In what is proving to be one of the fashion industry’s staunchest trademark battles, adidas is on a legal quest to protect its stripes, arguing Thom Browne’s four bars are too similar to its own three-stripe logo.

The German sportswear giant and New York-based luxury brand, now owned by Zegna, have been at loggerheads over the use of stripes for years, and this time round adidas is suing for 867,225 dollars in damages and 7 million dollars in lost sales.

Adidas in its filings said its logo is a recognisable “indicator of the origin of adidas’ goods” and existed “long before Thom Browne began distributing, marketing, promoting, offering for sale or selling” a similar motif." Adidas argues Thom Browne's mark “imitates [its] three-stripe mark in a manner that is likely to cause consumer confusion and deceive the public regarding its source, sponsorship, association, or affiliation,” which, in turn, is “irreparably harming adidas’ brand and its extremely valuable [mark].”

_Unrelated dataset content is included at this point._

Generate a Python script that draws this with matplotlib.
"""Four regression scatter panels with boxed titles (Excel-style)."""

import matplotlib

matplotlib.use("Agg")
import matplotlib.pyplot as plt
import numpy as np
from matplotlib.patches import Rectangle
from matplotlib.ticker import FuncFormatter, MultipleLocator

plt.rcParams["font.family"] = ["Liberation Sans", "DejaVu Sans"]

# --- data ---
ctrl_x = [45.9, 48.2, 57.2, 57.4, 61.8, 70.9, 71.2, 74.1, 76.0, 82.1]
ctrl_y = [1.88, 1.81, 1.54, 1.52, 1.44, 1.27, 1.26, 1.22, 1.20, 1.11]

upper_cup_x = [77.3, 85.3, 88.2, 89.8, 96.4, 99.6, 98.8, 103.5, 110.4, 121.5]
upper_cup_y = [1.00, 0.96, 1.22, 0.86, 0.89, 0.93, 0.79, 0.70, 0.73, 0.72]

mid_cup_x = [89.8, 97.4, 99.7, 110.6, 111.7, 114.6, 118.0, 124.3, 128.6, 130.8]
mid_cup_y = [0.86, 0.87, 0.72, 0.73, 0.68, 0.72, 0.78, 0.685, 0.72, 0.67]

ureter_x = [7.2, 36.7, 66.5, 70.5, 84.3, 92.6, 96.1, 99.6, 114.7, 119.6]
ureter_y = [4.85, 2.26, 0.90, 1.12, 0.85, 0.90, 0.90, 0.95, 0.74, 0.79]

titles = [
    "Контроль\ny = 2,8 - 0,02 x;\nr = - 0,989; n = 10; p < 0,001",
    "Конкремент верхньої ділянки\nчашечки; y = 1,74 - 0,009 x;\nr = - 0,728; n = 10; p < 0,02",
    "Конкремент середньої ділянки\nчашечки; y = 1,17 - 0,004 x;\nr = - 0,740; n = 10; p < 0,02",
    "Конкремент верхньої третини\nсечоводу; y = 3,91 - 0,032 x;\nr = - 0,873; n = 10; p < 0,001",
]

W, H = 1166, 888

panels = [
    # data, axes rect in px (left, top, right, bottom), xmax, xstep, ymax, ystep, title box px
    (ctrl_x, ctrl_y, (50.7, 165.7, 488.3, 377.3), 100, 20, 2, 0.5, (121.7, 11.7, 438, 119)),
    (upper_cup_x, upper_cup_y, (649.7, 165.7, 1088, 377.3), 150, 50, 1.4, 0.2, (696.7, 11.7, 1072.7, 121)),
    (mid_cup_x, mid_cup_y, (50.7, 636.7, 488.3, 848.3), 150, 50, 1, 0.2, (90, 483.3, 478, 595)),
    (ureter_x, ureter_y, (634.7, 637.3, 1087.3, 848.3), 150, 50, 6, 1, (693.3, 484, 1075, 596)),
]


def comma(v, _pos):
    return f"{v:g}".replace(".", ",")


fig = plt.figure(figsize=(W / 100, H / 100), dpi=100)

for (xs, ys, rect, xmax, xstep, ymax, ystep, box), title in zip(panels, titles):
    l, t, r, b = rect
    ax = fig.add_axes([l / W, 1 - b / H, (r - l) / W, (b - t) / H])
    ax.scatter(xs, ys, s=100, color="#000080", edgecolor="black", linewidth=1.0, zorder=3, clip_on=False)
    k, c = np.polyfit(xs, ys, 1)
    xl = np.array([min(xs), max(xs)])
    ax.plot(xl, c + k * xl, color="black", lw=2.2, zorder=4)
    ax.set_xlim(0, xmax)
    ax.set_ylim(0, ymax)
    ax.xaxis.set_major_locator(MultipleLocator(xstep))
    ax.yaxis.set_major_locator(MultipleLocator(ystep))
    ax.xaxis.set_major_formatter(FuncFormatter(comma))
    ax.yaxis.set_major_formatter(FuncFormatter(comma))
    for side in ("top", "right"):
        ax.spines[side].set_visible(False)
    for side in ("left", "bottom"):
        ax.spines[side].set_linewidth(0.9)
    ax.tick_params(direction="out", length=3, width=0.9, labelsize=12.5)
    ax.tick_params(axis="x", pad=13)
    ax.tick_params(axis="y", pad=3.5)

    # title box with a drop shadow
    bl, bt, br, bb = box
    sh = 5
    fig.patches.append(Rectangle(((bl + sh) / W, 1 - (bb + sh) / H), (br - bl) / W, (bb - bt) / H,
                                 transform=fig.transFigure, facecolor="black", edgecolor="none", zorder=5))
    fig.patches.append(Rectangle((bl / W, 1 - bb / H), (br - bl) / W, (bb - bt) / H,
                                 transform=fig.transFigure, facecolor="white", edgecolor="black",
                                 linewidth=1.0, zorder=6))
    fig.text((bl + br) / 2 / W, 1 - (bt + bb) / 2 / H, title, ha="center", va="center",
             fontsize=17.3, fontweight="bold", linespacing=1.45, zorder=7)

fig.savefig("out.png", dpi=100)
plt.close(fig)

In the court's opening remarks, adidas’ council argued Thom Browne “purposely incorporated striped branding into its designs with the intention of drawing more attention to its sportswear category.”

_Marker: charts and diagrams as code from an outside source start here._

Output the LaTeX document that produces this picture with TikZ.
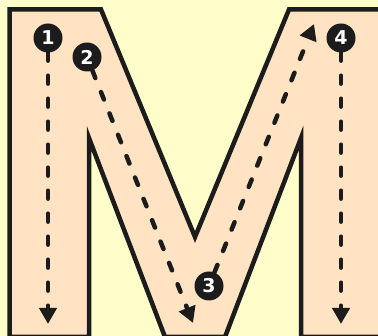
\documentclass[tikz,border=0pt]{standalone}
\usepackage{fontspec}
\setsansfont{DejaVu Sans}
\usetikzlibrary{arrows.meta}
\definecolor{pageYellow}{HTML}{FFFDC9}
\definecolor{letterPeach}{HTML}{FFE3C3}
\definecolor{inkBlack}{HTML}{1C1C1C}

\begin{document}
\begin{tikzpicture}[
		x=1pt, y=-1pt,
		letter/.style={
			draw=inkBlack,
			fill=letterPeach,
			line width=4.5pt,
			line join=miter
		},
		badge/.style={
			circle,
			fill=inkBlack,
			text=white,
			inner sep=0pt,
			minimum size=29pt,
			font=\sffamily\bfseries\fontsize{19}{19}\selectfont
		},
		trace/.style={-{Triangle[length=16pt, width=17pt]}, draw=inkBlack, line width=4.5pt, line cap=round, dash pattern=on 8pt off 15pt}
		]
		
		\fill[pageYellow] (0,0) rectangle (378,336);
		\useasboundingbox (0,0) rectangle (378,336);
		
		\begin{scope}
			\clip (0,0) rectangle (378,336);
			\draw[letter] (9.5,9.5) -- (101,9.5) -- (195,237) -- (289,9.5) -- (380.5,9.5) -- (380.5,337) -- (301,337) -- (301,138) -- (225,337) -- (165,337) -- (89,138) -- (89,337) -- (9.5,337) -- cycle;
		\end{scope}
		
		\node[badge] (one) at (48,38) {1};
		\node[badge] (two) at (87,57) {2};
		\node[badge] (three) at (209,286) {3};
		\node[badge] (four) at (341,38) {4};
		
		\coordinate (oneEnd) at (48,324);
		\coordinate (twoEnd) at (193,323);
		\coordinate (threeEnd) at (314,24);
		\coordinate (fourEnd) at (341,324);
		
		\draw[trace] (one) -- (oneEnd);
		\draw[trace] (two) -- (twoEnd);
		\draw[trace] (three) -- (threeEnd);
		\draw[trace] (four) -- (fourEnd);
		
	\end{tikzpicture}
\end{document}
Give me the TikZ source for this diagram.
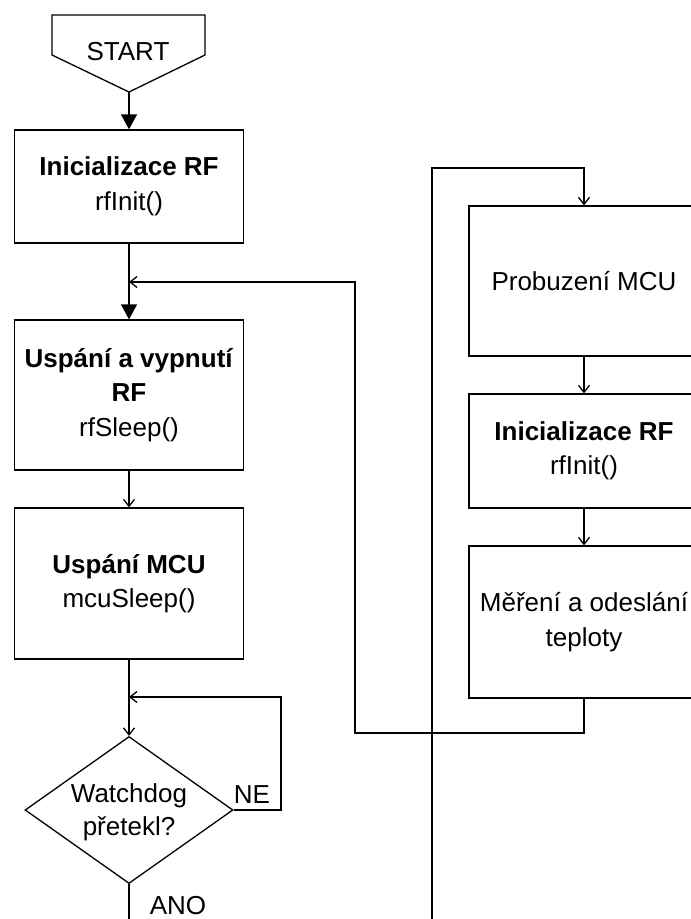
\documentclass[tikz,border=0pt]{standalone}
\usepackage{fontspec}
\setmainfont{Liberation Sans}
\usetikzlibrary{arrows.meta,shapes.geometric}
\begin{document}
\begin{tikzpicture}[x=1pt,y=-1pt,
  line/.style={line width=1.3pt, black},
  box/.style={draw, line, rectangle, minimum width=229pt, inner sep=0pt, align=center, font=\fontsize{26}{34.5}\selectfont},
  big/.style={line, -{Triangle[width=16pt,length=15pt]}},
  small/.style={line, -{Straight Barb[width=11pt,length=7pt,line width=1.3pt]}},
  lbl/.style={font=\fontsize{26}{33}\selectfont, inner sep=0pt, align=center}
]
\clip (0,0) rectangle (691,919);
\fill[white] (0,0) rectangle (691,919);

% START off-page connector
\coordinate (s1) at (52,15);
\coordinate (s2) at (205,15);
\coordinate (s3) at (205,55);
\coordinate (startpt) at (129,92);
\coordinate (s5) at (52,55);
\draw[line] (s1) -- (s2) -- (s3) -- (startpt) -- (s5) -- cycle;
\node[lbl] (start) at (128,52) {START};

% left column
\node[box, minimum height=113pt] (init) at (129,186.5) {\textbf{Inicializace RF}\\rfInit()};
\node[box, minimum height=150pt] (rfsleep) at (129,395) {\textbf{Uspání a vypnutí}\\\textbf{RF}\\rfSleep()};
\node[box, minimum height=151pt] (mcusleep) at (129,583.5) {\textbf{Uspání MCU}\\mcuSleep()};
\node[diamond, draw, line, minimum width=208pt, minimum height=147pt, inner sep=0pt] (dec) at (129,810) {};
\node[lbl] (dectext) at (129,812) {Watchdog\\přetekl?};
\node[lbl] (ne) at (252,795) {NE};
\node[lbl, anchor=base, text depth=0pt] (ano) at (178,914) {ANO};

% right column
\node[box, minimum width=230pt, minimum height=150pt] (wake) at (584,281) {Probuzení MCU};
\node[box, minimum width=230pt, minimum height=114pt] (rfinit2) at (584,451) {\textbf{Inicializace RF}\\rfInit()};
\node[box, minimum width=230pt, minimum height=152pt] (meas) at (584,622) {Měření a odeslání\\teploty};

% junctions and free ends
\coordinate (j1) at (129,282);
\coordinate (j2) at (129,697);
\coordinate (bot1) at (129,919);
\coordinate (bot2) at (432,919);
\coordinate (top2) at (432,168);
\coordinate (c1) at (355,733);
\coordinate (c2) at (355,282);
\coordinate (ne1) at (281,810);

% connectors
\draw[big] (startpt) -- (init.north);
\draw[big] (init.south) -- (rfsleep.north);
\draw[small] (rfsleep.south) -- (mcusleep.north);
\draw[small] (mcusleep.south) -- (dec.north);
\draw[small] (dec.east) -- (ne1) |- (j2);
\draw[line] (dec.south) -- (bot1);
\draw[small] (bot2) -- (top2) -| (wake.north);
\draw[small] (wake.south) -- (rfinit2.north);
\draw[small] (rfinit2.south) -- (meas.north);
\draw[small] (meas.south) |- (c1) -- (c2) -- (j1);
\end{tikzpicture}
\end{document}
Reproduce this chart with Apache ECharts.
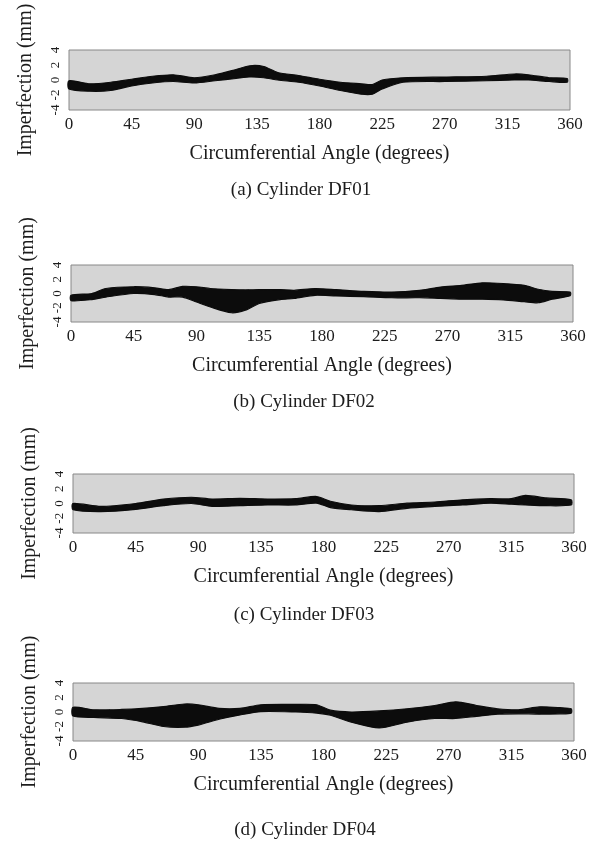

Adidas reported revenue of its logo products surpassed 3bn dollars

Adidas has been keen to note its use of stripes in the US market has been in use since 1952 and that the company has an advertising budget of 300 million dollars per year. Its trademark stripes have made it a billion dollar business, with revenue of its logo products at 3.1 billion dollars.

Adidas first filed a trademark infringement complaint against Thom Browne in June 2021, although the designed has been using a four stripe motif since 2007, which has been a signature marker for the brand’s preppy tailoring and sporty lines. ‘Three stripes are not the same as four horizontal bars,’ said Thom Browne lawyer Robert Maldonado. ‘[adidas] fell asleep at the wheel and woke up too late,’ reported WWD. According to Thom Browne’s legal team, Adidas gave ‘consent’ to Browne’s use of stripes, even suggesting to use four instead of three.

The court decision will reverberate across the industry, as to fashion insiders there is little overlap between adidas sports gear and Thom Brown’s high-end apparel. Claims that customers are confused between an 80 dollar Adidas zip-up and a Thom Browne track jacket costing 900 dollars will not likely stand up, but the idea that Thom Browne’s business could be squashed after nearly two decades would be very controversial.